The first happened on our last morning in Edinburgh. We made the 1-hour train journey to Abbotsford, Sir Walter Scott’s country manor, in the Scottish borders. After perusing the house and gardens – a dream for literary fanatics and history buffs – a guide asked if we’d seen the chapel, and pointed us to a narrow path leading around the side of the house. On entering, we found a glass cabinet, containing what are now holy relics of St John Henry Newman; his vestments, biretta, and missal. I was stunned. St John Henry Newman is a favourite saint in our family, and it turned out that we’d stumbled upon a chapel built by his close friend, James Robert Hope, who had married the granddaughter of Sir Walter Scott. St John Henry Newman had been a frequent visitor to the house, had celebrated Mass in the chapel and, with Abbotsford as a base, had helped to establish many chapels in the Scottish Borders.

What struck me, as I took a seat in the pale blue chapel, was how St John Henry Newman had managed to fit this great mission work into his lifetime, almost as a side project while visiting friends. It made me consider the importance of encouraging and fostering networks of faithful, of connecting Catholics across parishes and regions, and of the central importance of families in this kind of missionary work.

After Edinburgh, we caught the train to York. It was almost twilight by the time we headed out for a walk to the famous Shambles, a medieval street that once housed butcheries (a “shamel” being a bench for displaying meat). The street is now home to ghost tours, Harry Potter ephemera and fudge shops. Most shops had closed for the day, but one open doorway seemed to welcome us in. Two plaques to the side read, “The shrine of St Margaret Clitherow”, “Martyred in York, March 25th, 1586, Canonised October 25th, 1970”.

We walked into a low and crooked-ceilinged chapel, with bench pews, various framed histories and pictures on the walls, and an altar at the front with a statue of St Margaret to the left. A calligraphied sign explained that this was St Margaret Clitherow’s house. She had converted to Catholicism in the reign of Elizabeth I, when Catholic persecution in England was at its height. At great risk to her life, she ran a Catholic school and held regular Masses in her home, until she was discovered and put to death by crushing.
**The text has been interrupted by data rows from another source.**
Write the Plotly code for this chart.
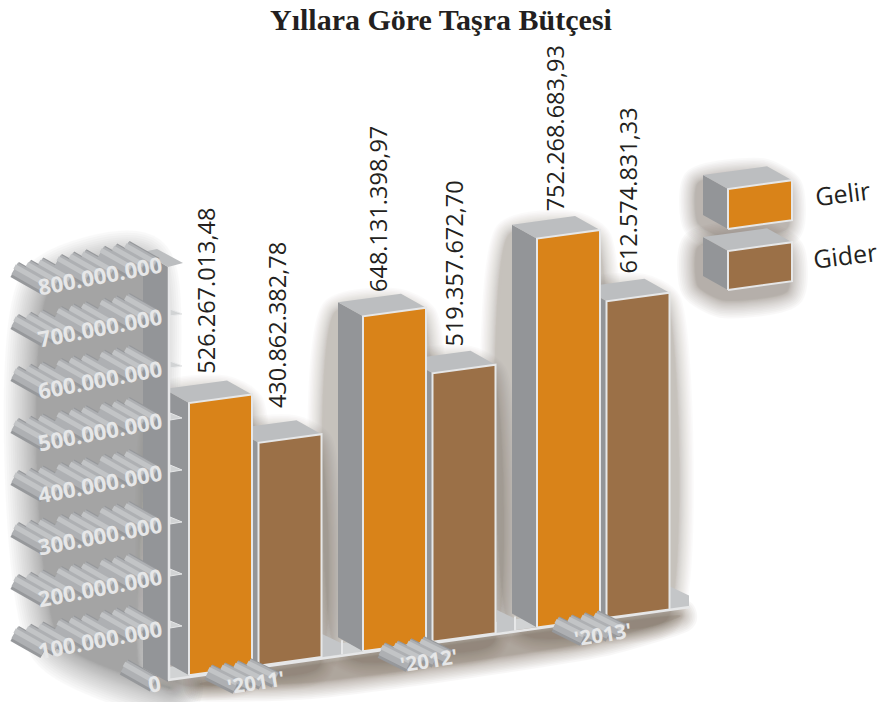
import plotly.graph_objects as go

# ---------- data ----------
years = ["'2011'", "'2012'", "'2013'"]
gelir = [526267013.48, 648131398.97, 752268683.93]
gider = [430862382.78, 519357672.70, 612574831.33]
gelir_labels = ["526.267.013,48", "648.131.398,97", "752.268.683,93"]
gider_labels = ["430.862.382,78", "519.357.672,70", "612.574.831,33"]
tick_values = [0, 100000000, 200000000, 300000000, 400000000, 500000000, 600000000, 700000000, 800000000]
tick_labels = ["0", "100.000.000", "200.000.000", "300.000.000", "400.000.000",
               "500.000.000", "600.000.000", "700.000.000", "800.000.000"]
series_names = ["Gelir", "Gider"]
title_text = "Yıllara Göre Taşra Bütçesi"

# ---------- styling / layout ----------
W, H = 885, 702
C_GELIR, C_GIDER = "#d98319", "#9b7047"
C_SIDE, C_TOP, C_EDGE, C_INK = "#939598", "#bcbec0", "#e6e7e8", "#231f20"
UNIT = 1e8 / 51.7          # value units per screen unit of the vertical axis
K = 0.1367                 # shear of the floor
X0, B0 = 168, 678
DEPTH = (-25, -14)
GROUP_LEFT = [189, 363, 537]
GIDER_STEP = 69.5
BAR_W = 63
GELIR_TXT = [(17, -108), (15, -103), (18, -106)]
GIDER_TXT = [(18, -113), (22, -105), (22, -106)]


def vy(p):
    return (680 - p) * UNIT


def base(x):
    return B0 - K * (x - X0)


fig = go.Figure()


def poly(pts, color, line=None, lw=0):
    xs = [p[0] for p in pts] + [pts[0][0]]
    ys = [vy(p[1]) for p in pts] + [vy(pts[0][1])]
    fig.add_trace(go.Scatter(x=xs, y=ys, mode="lines", fill="toself", fillcolor=color,
                             line=dict(color=line or color, width=lw), hoverinfo="skip",
                             showlegend=False))


def shadow(pts, color="#6f6458", n=16, maxw=30, a=0.022):
    xs = [p[0] for p in pts] + [pts[0][0]]
    ys = [vy(p[1]) for p in pts] + [vy(pts[0][1])]
    for i in range(n):
        w = maxw * ((n - i) / n) ** 1.7
        fig.add_trace(go.Scatter(x=xs, y=ys, mode="lines", fill="toself", fillcolor=color,
                                 line=dict(color=color, width=w, shape="spline", smoothing=0.6),
                                 opacity=a, hoverinfo="skip", showlegend=False))


def box_pts(x, bottom, h, w=BAR_W, slope=K):
    """front-left-bottom corner (x, bottom), height h in screen units"""
    bl = (x, bottom)
    br = (x + w, bottom - slope * w)
    tl = (x, bottom - h)
    tr = (x + w, bottom - slope * w - h)
    d = lambda p: (p[0] + DEPTH[0], p[1] + DEPTH[1])
    return bl, br, tl, tr, d


def box(x, bottom, h, color, w=BAR_W):
    bl, br, tl, tr, d = box_pts(x, bottom, h, w)
    poly([bl, tl, d(tl), d(bl)], C_SIDE)
    poly([tl, tr, d(tr), d(tl)], C_TOP)
    poly([bl, br, tr, tl], color, line=C_EDGE, lw=2)


def silhouette(x, bottom, h, w=BAR_W, sx=-3, sy=10):
    bl, br, tl, tr, d = box_pts(x, bottom, h, w)
    return [(p[0] + sx, p[1] + sy) for p in [bl, br, tr, d(tr), d(tl), d(bl)]]


# --- soft shadows ---
shadow([(50, 290), (140, 266), (140, 672), (170, 688), (60, 640)], color="#707070", n=24, maxw=66, a=0.032)
for i in range(3):
    for x, v in ((GROUP_LEFT[i] + GIDER_STEP, gider[i]), (GROUP_LEFT[i], gelir[i])):
        shadow(silhouette(x, base(x), v / UNIT))
shadow([(200, 684), (680, 616), (600, 640), (310, 682)], color="#6b5a48", n=16, maxw=34, a=0.04)
shadow(silhouette(728, 229, 40, w=64, sx=-5, sy=8), n=16, maxw=32, a=0.03)
shadow(silhouette(728, 290, 39, w=64, sx=-5, sy=10), n=16, maxw=36, a=0.035)

# --- floor ---
poly([(168, 680), (168, 667), (670, 598), (670, 608)], "#d1d3d4")
for gx in [322, 497, 670]:
    y = base(gx)
    poly([(gx, y), (gx, y - 23), (gx + 19, y - 14), (gx + 19, y - K * 19)], "#c4c6c8")
for gx in [342, 515]:
    fig.add_trace(go.Scatter(x=[gx, gx], y=[vy(base(gx) - 14), vy(base(gx))], mode="lines",
                             line=dict(color=C_EDGE, width=2), hoverinfo="skip", showlegend=False))
fig.add_trace(go.Scatter(x=[168, 690], y=[vy(680), vy(607)], mode="lines",
                         line=dict(color=C_EDGE, width=2.5), hoverinfo="skip", showlegend=False))

# --- bars ---
for i in range(3):
    x2 = GROUP_LEFT[i] + GIDER_STEP
    box(x2, base(x2), gider[i] / UNIT, C_GIDER)
    x1 = GROUP_LEFT[i]
    box(x1, base(x1), gelir[i] / UNIT, C_GELIR)

# --- axis wall ---
poly([(143, 252), (168, 267), (168, 682), (143, 668)], C_SIDE)
poly([(143, 252), (157, 249), (183, 263), (168, 267)], C_TOP)
for v in tick_values[1:-1]:
    y = 680 - v / 1e8 * 52
    poly([(170, y - 7), (182, y - 2), (170, y)], "#d1d3d4", line=C_EDGE, lw=1)
poly([(170, 668), (188, 675), (170, 678)], "#d1d3d4")
fig.add_trace(go.Scatter(x=[169, 169], y=[vy(267), vy(680)], mode="lines",
                         line=dict(color=C_EDGE, width=2.5), hoverinfo="skip", showlegend=False))


# --- extruded tick / year labels: ribs running back from each digit ---
def ribs(cx, cy, text, adv, angle_slope, depth):
    """segments from each digit to the back, laid out along the tilted baseline"""
    total = sum(adv * (0.5 if c in ".'" else 1) for c in text)
    pos = -total / 2
    segs = []
    for c in text:
        a = adv * (0.5 if c in ".'" else 1)
        if c not in ".'":
            px = cx + pos + a / 2
            py = cy - (pos + a / 2) * angle_slope
            segs.append((px, py, px + depth[0], py + depth[1]))
        pos += a
    return segs


all_segs = []
tick_pos = []
for v, t in zip(tick_values, tick_labels):
    y = 680 - v / 1e8 * 52
    if v == 0:
        cx, cy = 154, 683
    else:
        cx, cy = 100, y + 11
    tick_pos.append((cx, cy))
    all_segs += ribs(cx, cy, t, 12.3, 0.19, (-30, -17))

year_pos = [(256, 682), (429, 660), (603, 634)]
for (cx, cy), t in zip(year_pos, years):
    all_segs += ribs(cx, cy, t, 13, 0.16, (-28, -14))


def rib_trace(color, width, off=0):
    xs, ys = [], []
    for a, b, c, d in all_segs:
        xs += [a, c, None]
        ys += [vy(b + off), vy(d + off), None]
    fig.add_trace(go.Scatter(x=xs, y=ys, mode="lines", line=dict(color=color, width=width),
                             hoverinfo="skip", showlegend=False))


rib_trace("#96989b", 17, 1)
rib_trace("#aeb0b3", 13)
rib_trace("#c2c4c6", 5, -2)

# --- text ---
ann = []


def label(x, y, text, size, color, angle=0, font="Open Sans", bold=False):
    ann.append(dict(x=x, y=vy(y), text=("<b>%s</b>" % text) if bold else text, showarrow=False,
                    xanchor="center", yanchor="middle", textangle=angle,
                    font=dict(family=font, size=size, color=color)))


for i in range(3):
    x1 = GROUP_LEFT[i]
    xc = x1 + BAR_W / 2
    top = base(xc) - gelir[i] / UNIT
    label(x1 + GELIR_TXT[i][0], top + GELIR_TXT[i][1], gelir_labels[i], 23.5, C_INK, -90)
    x2 = x1 + GIDER_STEP
    xc = x2 + BAR_W / 2
    top = base(xc) - gider[i] / UNIT
    label(x2 + GIDER_TXT[i][0], top + GIDER_TXT[i][1], gider_labels[i], 23.5, C_INK, -90)

for (cx, cy), t in zip(tick_pos, tick_labels):
    label(cx, cy, t, 22, C_EDGE, -10.7, bold=True)
for (cx, cy), t in zip(year_pos, years):
    label(cx, cy, t, 20.5, C_EDGE, -9, bold=True)

# --- legend ---
box(728, 290, 39, C_GIDER, w=64)
box(728, 229, 40, C_GELIR, w=64)
label(842, 193, series_names[0], 25, C_INK, -7)
label(845, 255, series_names[1], 25, C_INK, -7)

label(441, 19, title_text, 30, C_INK, 0, font="Liberation Serif", bold=True)

fig.update_layout(width=W, height=H, margin=dict(l=0, r=0, t=0, b=0), autosize=False,
                  paper_bgcolor="white", plot_bgcolor="white", annotations=ann, showlegend=False,
                  xaxis=dict(range=[0, W], visible=False, fixedrange=True),
                  yaxis=dict(range=[vy(H), vy(0)], visible=False, fixedrange=True))

fig.write_html("out.html", config={"displayModeBar": False},
               post_script="document.body.style.margin='0';")
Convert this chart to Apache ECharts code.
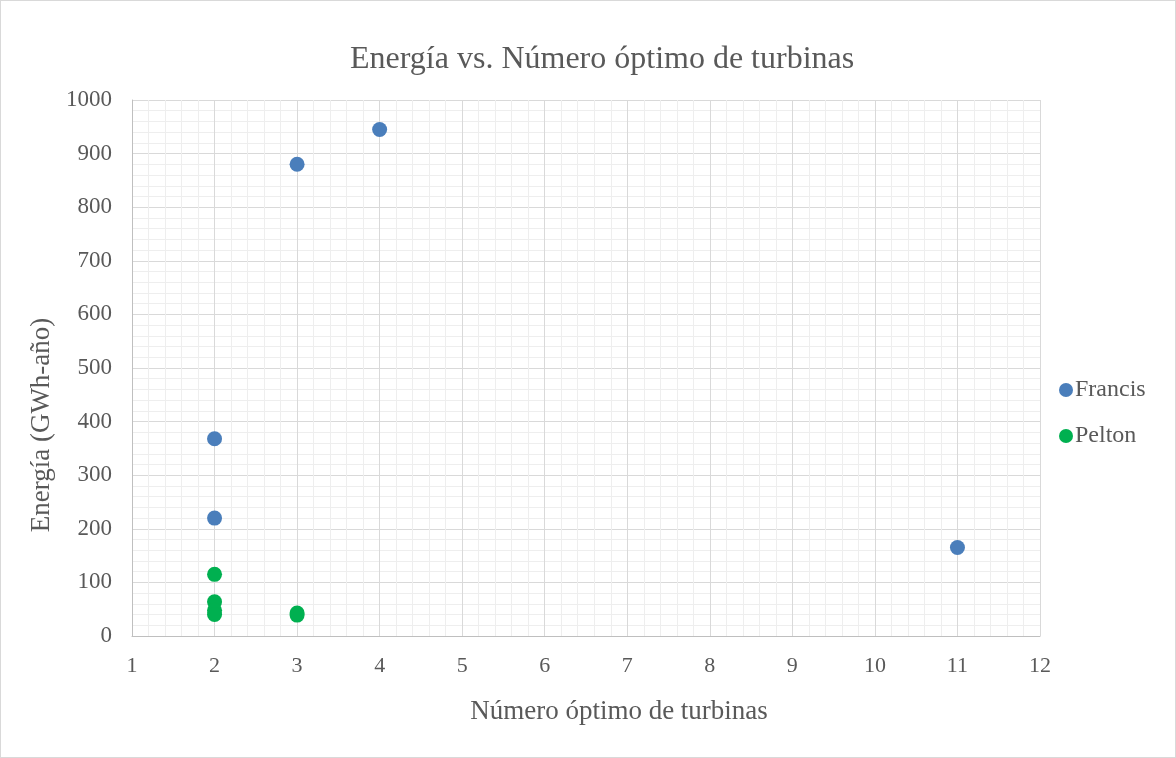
<!DOCTYPE html>
<html><head><meta charset="utf-8">
<script src="https://cdn.jsdelivr.net/npm/echarts@6/dist/echarts.min.js"></script>
<style>
html,body{margin:0;padding:0;background:#fff;}
#c{position:absolute;left:0;top:0;width:1174px;height:756px;border:1px solid #d9d9d9;}
</style></head><body>
<div id="c"></div>
<script>
const francisX = [2, 2, 3, 4, 11];
const francisY = [368, 220, 880, 945, 165];
const peltonX = [2, 2, 2, 2, 3, 3];
const peltonY = [115, 64, 48, 40, 43, 39];
const seriesNames = ['Francis', 'Pelton'];
const chartTitle = 'Energía vs. Número óptimo de turbinas';
const xTitle = 'Número óptimo de turbinas';
const yTitle = 'Energía (GWh-año)';

const font = '"Liberation Serif", "Times New Roman", serif';
const chart = echarts.init(document.getElementById('c'));
chart.setOption({
  animation: false,
  title: {text: chartTitle, left: 344, top: 38,
    textStyle: {fontFamily: font, fontSize: 32, fontWeight: 'normal', color: '#595959'}},
  legend: {orient: 'vertical', left: 1053, top: 372, itemGap: 22, itemWidth: 14, itemHeight: 14,
    icon: 'circle', textStyle: {fontFamily: font, fontSize: 24, lineHeight: 24, color: '#595959', padding: [0,0,0,-3]},
    data: seriesNames},
  grid: {left: 131, right: 135, top: 99, bottom: 121, containLabel: false},
  xAxis: {type: 'value', min: 1, max: 12, interval: 1,
    name: xTitle, nameLocation: 'middle', nameGap: 62,
    nameTextStyle: {fontFamily: font, fontSize: 27, color: '#595959', padding: [0, 0, 0, 66]},
    axisLine: {show: true, lineStyle: {color: '#bfbfbf', width: 1}},
    axisTick: {show: false},
    axisLabel: {fontFamily: font, fontSize: 22, color: '#595959', margin: 19},
    splitLine: {show: true, lineStyle: {color: '#d9d9d9', width: 1}},
    minorTick: {show: false, splitNumber: 5},
    minorSplitLine: {show: true, lineStyle: {color: '#eeeeee', width: 1}}},
  yAxis: {type: 'value', min: 0, max: 1000, interval: 100,
    name: yTitle, nameLocation: 'middle', nameGap: 74,
    nameTextStyle: {fontFamily: font, fontSize: 27, color: '#595959', padding: [0, 114, 0, 0]},
    axisLine: {show: true, lineStyle: {color: '#bfbfbf', width: 1}},
    axisTick: {show: false},
    axisLabel: {fontFamily: font, fontSize: 23, color: '#595959', margin: 20, formatter: v => String(v)},
    splitLine: {show: true, lineStyle: {color: '#d9d9d9', width: 1}},
    minorTick: {show: false, splitNumber: 5},
    minorSplitLine: {show: true, lineStyle: {color: '#eeeeee', width: 1}}},
  series: [
    {name: seriesNames[0], type: 'scatter', symbolSize: 15, itemStyle: {color: '#4a7ebb', opacity: 1},
      data: francisX.map((x, i) => [x, francisY[i]])},
    {name: seriesNames[1], type: 'scatter', symbolSize: 15, itemStyle: {color: '#00b050', opacity: 1},
      data: peltonX.map((x, i) => [x, peltonY[i]])}
  ]
});
</script></body></html>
We lingered there for a while, the only visitors. It was a relief to have a moment’s calm in our tourist rush. It felt vulnerable leaving the chapel with its door open and nobody keeping an eye on visitors (a sign said CCTV was operating). But I considered the blessing of having this place to sit and to contemplate, free to enter, open to all – perhaps exactly what St Margaret would have wanted her home to be. And, as at Abbotsford, the theme seemed to be the importance of families of faith and the communities they enable to form around them, particularly in a non-Catholic society.

Travel is, of course, a perfect life-metaphor, and my parting thought is for the unintended pilgrimages in life; things we never saw coming; new paths that open before us, challenging our perceptions and our courage, inviting us to dig deeper into our beliefs, into what it means to be Catholic, what it means to have faith, and to truly put our trust in the Lord and the path he has given us to walk.